Open MPI logo

Open MPI User's Mailing List Archives

  |   Home   |   Support   |   FAQ   |   all Open MPI User's mailing list

Subject: [OMPI users] broadcasting basic data items in Java
From: Siegmar Gross (Siegmar.Gross_at_[hidden])
Date: 2012-12-21 04:41:28


Hi

I'm still using "Open MPI: 1.9a1r27668" and Java 1.7.0_07. Today I
implemented a few programs to broadcast int, int[], double, or
double[]. I can compile all four programs without problems, which
means that "Object buf" as a parameter in "MPI.COMM_WORLD.Bcast"
isn't a problem for basic datatypes. Unfortunately I only get the
expected result for arrays of a basic datatype.

Process 1 doesn't receive an int value (both processes run on
Solaris 10 Sparc)

tyr java 159 mpiexec -np 2 java BcastIntMain
Process 1 running on tyr.informatik.hs-fulda.de.
  intValue: 0
Process 0 running on tyr.informatik.hs-fulda.de.
  intValue: 1234567

Process 1 receives all values from an int array.

tyr java 160 mpiexec -np 2 java BcastIntArrayMain
Process 0 running on tyr.informatik.hs-fulda.de.
  intValues[0]: 1234567 intValues[1]: 7654321
Process 1 running on tyr.informatik.hs-fulda.de.
  intValues[0]: 1234567 intValues[1]: 7654321

The program breaks if I use one little endian and one big endian
machine.

tyr java 161 mpiexec -np 2 -host sunpc0,tyr java BcastIntMain
[tyr:7657] *** An error occurred in MPI_Comm_dup
[tyr:7657] *** reported by process [3150053377,1]
[tyr:7657] *** on communicator MPI_COMM_WORLD
[tyr:7657] *** MPI_ERR_INTERN: internal error
[tyr:7657] *** MPI_ERRORS_ARE_FATAL (processes in this communicator
  will now abort,
[tyr:7657] *** and potentially your MPI job)

The program works if I use two "Solaris 10 x86_64" machines.

tyr java 163 mpiexec -np 2 -host sunpc0,sunpc1 java BcastIntArrayMain
Process 1 running on sunpc1.
  intValues[0]: 1234567 intValues[1]: 7654321
Process 0 running on sunpc0.
  intValues[0]: 1234567 intValues[1]: 7654321

The program breaks if I use two Linux.x86_64 machines (Open Suse 12.1).
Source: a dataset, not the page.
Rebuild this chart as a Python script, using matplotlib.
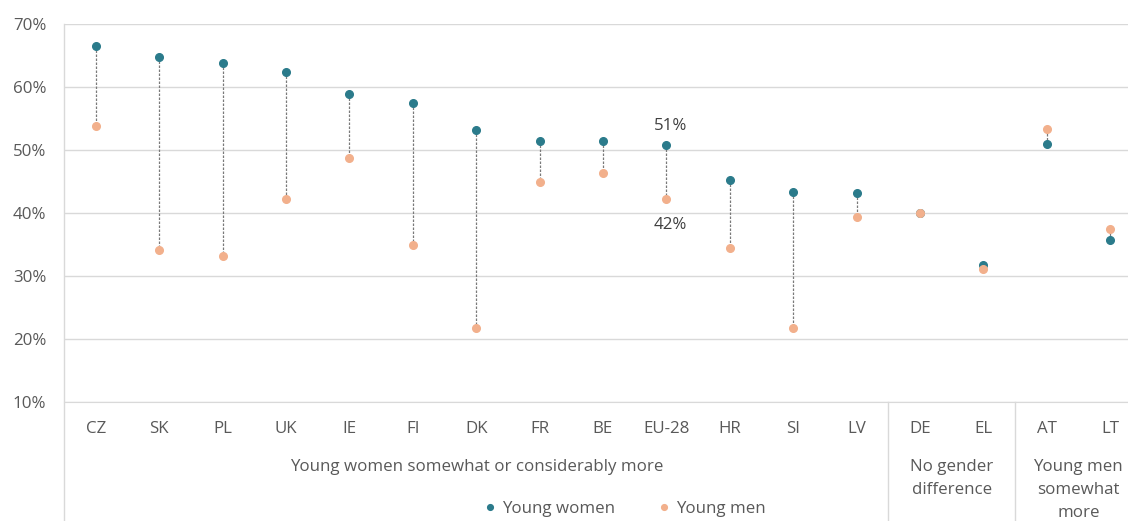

linpc1 etc 101 mpiexec -np 2 -host linpc0,linpc1 java BcastIntArrayMain
--------------------------------------------------------------------------
It looks like opal_init failed for some reason; your parallel process is
likely to abort. There are many reasons that a parallel process can
fail during opal_init; some of which are due to configuration or
environment problems. This failure appears to be an internal failure;
here's some additional information (which may only be relevant to an
Open MPI developer):

  mca_base_open failed
  --> Returned value -2 instead of OPAL_SUCCESS
...
  ompi_mpi_init: orte_init failed
  --> Returned "Out of resource" (-2) instead of "Success" (0)
--------------------------------------------------------------------------
*** An error occurred in MPI_Init
*** on a NULL communicator
*** MPI_ERRORS_ARE_FATAL (processes in this communicator will now abort,
*** and potentially your MPI job)
[(null):10586] Local abort before MPI_INIT completed successfully; not able to
aggregate error messages, and not able to guarantee that all other processes
were killed!
-------------------------------------------------------
Primary job terminated normally, but 1 process returned
a non-zero exit code.. Per user-direction, the job has been aborted.
-------------------------------------------------------
--------------------------------------------------------------------------
mpiexec detected that one or more processes exited with non-zero status, thus
causing
the job to be terminated. The first process to do so was:

  Process name: [[16706,1],1]
  Exit code: 1
--------------------------------------------------------------------------

I use a valid environment on all machines. The problem occurs as well
when I compile and run the program directly on the Linux system.

linpc1 java 101 mpijavac BcastIntMain.java
linpc1 java 102 mpiexec -np 2 -host linpc0,linpc1 java -cp `pwd` BcastIntMain
--------------------------------------------------------------------------
It looks like opal_init failed for some reason; your parallel process is
likely to abort. There are many reasons that a parallel process can
fail during opal_init; some of which are due to configuration or
environment problems. This failure appears to be an internal failure;
here's some additional information (which may only be relevant to an
Open MPI developer):

  mca_base_open failed
  --> Returned value -2 instead of OPAL_SUCCESS

I get the same errors for the programs with double values. Does anybody
have any suggestions how to solve the problems. Thank you very much for
any help in advance.

Kind regards

Siegmar